** BEGIN INPUT **

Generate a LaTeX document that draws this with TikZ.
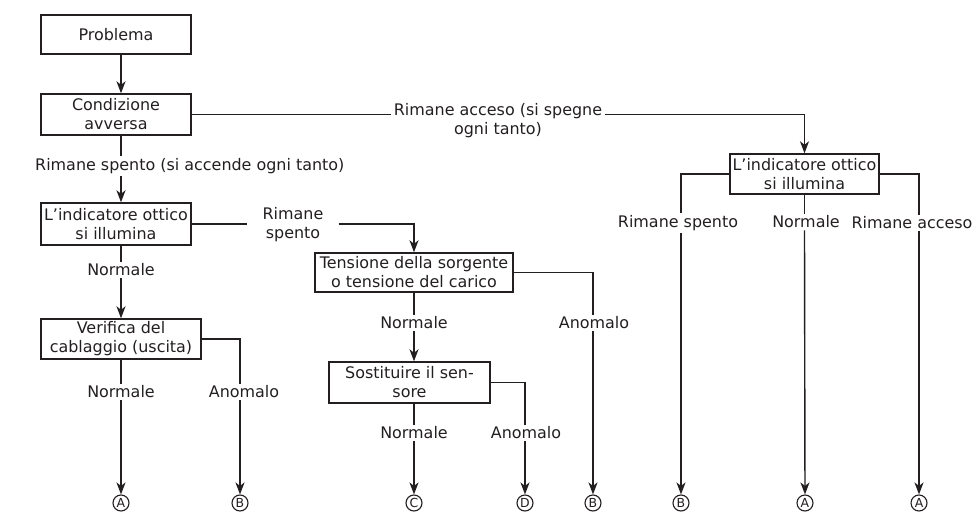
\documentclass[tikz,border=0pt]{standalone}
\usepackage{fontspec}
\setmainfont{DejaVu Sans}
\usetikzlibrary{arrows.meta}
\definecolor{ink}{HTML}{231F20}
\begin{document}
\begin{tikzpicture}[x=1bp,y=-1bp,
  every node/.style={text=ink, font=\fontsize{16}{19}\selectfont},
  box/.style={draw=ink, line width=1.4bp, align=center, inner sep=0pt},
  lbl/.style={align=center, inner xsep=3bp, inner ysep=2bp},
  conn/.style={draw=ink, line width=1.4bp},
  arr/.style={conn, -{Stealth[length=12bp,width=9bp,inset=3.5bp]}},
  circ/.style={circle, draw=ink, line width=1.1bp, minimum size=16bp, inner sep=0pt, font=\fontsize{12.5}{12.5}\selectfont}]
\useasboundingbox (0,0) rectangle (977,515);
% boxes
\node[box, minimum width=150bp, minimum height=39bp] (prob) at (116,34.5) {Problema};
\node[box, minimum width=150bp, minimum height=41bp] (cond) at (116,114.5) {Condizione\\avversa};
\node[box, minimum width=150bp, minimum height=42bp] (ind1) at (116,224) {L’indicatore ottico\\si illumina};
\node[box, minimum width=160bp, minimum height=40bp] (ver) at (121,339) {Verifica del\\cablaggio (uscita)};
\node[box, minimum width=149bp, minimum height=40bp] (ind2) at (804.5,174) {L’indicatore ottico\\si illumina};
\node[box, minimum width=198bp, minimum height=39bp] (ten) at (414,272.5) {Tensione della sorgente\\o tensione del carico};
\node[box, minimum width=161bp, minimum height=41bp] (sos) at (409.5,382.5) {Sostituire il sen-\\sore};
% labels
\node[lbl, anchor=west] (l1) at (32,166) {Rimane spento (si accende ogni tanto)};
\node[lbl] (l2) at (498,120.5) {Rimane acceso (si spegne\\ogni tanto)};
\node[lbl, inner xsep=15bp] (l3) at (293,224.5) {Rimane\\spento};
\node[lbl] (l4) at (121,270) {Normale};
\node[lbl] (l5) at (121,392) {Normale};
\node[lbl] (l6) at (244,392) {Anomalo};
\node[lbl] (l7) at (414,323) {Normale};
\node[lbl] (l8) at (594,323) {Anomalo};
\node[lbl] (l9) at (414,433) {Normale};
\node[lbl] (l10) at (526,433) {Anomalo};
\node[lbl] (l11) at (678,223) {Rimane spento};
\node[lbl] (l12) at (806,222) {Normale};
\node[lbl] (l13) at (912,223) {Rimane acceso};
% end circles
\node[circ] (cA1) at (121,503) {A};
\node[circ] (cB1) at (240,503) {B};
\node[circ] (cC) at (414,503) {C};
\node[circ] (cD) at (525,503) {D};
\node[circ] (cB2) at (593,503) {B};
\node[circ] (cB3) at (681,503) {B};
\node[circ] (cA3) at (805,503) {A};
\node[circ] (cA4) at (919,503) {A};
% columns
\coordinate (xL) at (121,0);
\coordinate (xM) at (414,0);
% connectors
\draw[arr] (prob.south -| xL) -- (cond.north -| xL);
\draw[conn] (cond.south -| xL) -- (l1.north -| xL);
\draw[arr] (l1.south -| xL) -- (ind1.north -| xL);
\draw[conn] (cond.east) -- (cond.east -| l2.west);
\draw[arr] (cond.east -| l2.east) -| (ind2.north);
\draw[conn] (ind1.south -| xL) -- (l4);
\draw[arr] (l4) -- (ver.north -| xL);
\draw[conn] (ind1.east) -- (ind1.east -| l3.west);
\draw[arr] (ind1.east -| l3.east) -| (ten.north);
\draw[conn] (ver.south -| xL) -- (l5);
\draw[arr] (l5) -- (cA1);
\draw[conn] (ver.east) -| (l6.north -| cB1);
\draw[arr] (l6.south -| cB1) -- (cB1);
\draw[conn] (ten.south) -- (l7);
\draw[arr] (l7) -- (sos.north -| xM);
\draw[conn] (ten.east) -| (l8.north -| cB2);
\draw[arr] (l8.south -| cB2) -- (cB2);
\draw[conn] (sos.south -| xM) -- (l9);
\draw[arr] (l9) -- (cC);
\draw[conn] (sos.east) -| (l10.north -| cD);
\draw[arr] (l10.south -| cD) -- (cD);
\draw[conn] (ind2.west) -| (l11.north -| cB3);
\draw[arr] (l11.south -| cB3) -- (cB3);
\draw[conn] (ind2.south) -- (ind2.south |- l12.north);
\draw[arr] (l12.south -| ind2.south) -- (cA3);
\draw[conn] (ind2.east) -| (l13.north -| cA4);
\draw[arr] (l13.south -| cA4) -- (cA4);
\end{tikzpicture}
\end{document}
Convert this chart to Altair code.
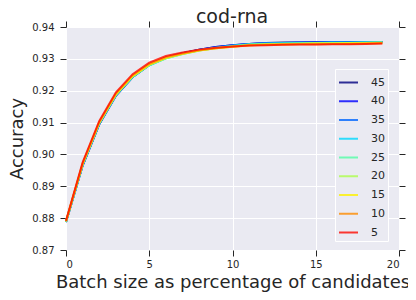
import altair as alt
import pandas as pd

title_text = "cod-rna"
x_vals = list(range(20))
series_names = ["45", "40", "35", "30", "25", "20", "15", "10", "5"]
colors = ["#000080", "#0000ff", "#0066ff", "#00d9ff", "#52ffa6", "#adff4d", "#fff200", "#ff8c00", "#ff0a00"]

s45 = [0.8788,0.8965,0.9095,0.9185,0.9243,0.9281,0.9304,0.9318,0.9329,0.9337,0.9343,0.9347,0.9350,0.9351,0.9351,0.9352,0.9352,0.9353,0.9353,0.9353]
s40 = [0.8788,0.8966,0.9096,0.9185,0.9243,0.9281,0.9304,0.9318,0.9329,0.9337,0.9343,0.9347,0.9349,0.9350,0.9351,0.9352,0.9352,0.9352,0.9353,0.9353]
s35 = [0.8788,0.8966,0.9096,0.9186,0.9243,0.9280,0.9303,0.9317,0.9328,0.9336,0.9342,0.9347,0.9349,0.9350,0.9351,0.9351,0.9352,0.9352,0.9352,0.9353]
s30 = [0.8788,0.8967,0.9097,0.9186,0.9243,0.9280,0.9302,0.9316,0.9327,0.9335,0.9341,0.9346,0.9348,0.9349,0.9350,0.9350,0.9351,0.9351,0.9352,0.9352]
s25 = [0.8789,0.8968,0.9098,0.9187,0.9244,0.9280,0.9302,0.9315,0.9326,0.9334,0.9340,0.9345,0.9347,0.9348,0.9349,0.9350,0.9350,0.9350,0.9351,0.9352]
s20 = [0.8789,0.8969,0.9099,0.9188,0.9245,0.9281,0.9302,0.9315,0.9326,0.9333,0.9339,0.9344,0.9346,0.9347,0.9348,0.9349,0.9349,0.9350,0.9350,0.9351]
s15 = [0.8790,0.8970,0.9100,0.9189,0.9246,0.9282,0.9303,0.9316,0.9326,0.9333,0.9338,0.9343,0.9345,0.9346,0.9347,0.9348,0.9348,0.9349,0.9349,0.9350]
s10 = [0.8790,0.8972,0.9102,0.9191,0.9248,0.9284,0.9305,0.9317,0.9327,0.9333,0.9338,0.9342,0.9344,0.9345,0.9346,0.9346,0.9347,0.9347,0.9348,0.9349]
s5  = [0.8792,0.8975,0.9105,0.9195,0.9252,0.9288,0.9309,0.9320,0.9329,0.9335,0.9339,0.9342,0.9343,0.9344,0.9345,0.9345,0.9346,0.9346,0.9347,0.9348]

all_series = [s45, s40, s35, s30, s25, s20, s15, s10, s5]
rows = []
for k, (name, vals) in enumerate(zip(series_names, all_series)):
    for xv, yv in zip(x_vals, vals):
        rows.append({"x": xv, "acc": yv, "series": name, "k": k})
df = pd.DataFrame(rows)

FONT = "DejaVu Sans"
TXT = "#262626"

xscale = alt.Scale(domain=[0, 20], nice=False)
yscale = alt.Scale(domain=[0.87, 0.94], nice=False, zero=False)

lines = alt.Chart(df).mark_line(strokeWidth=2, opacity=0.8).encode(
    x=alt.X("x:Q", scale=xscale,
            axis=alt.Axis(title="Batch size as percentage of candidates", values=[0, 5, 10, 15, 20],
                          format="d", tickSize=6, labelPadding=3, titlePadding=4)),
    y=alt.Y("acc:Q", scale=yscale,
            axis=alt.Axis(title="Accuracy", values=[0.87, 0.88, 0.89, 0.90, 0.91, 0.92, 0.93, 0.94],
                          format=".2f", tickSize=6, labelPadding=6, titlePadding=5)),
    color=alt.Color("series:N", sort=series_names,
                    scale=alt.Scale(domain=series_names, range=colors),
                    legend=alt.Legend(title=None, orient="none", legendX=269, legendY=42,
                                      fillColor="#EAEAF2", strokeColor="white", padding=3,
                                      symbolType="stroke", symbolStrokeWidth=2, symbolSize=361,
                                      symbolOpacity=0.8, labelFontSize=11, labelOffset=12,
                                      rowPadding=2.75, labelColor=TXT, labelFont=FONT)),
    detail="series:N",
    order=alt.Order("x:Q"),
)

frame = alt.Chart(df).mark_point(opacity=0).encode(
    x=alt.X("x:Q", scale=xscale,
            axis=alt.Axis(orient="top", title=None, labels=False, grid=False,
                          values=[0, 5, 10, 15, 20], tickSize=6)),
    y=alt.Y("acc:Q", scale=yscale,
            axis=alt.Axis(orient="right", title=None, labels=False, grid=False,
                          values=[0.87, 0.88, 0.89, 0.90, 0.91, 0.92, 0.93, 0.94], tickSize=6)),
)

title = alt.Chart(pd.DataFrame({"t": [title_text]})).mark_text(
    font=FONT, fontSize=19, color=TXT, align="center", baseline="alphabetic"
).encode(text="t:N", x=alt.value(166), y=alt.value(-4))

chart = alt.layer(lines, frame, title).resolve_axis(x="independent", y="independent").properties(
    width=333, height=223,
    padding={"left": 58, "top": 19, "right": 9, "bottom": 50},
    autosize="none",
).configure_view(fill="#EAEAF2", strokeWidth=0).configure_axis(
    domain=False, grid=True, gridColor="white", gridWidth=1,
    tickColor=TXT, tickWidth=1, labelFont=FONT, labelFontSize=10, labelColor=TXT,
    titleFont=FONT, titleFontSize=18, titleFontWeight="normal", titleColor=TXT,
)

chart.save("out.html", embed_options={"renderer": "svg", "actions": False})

** END INPUT **

**PROBLEM TO WORK ON**
Reply with the number of lines in the material above that contain "this", and nothing more.

**PROBLEM SOLUTION**
2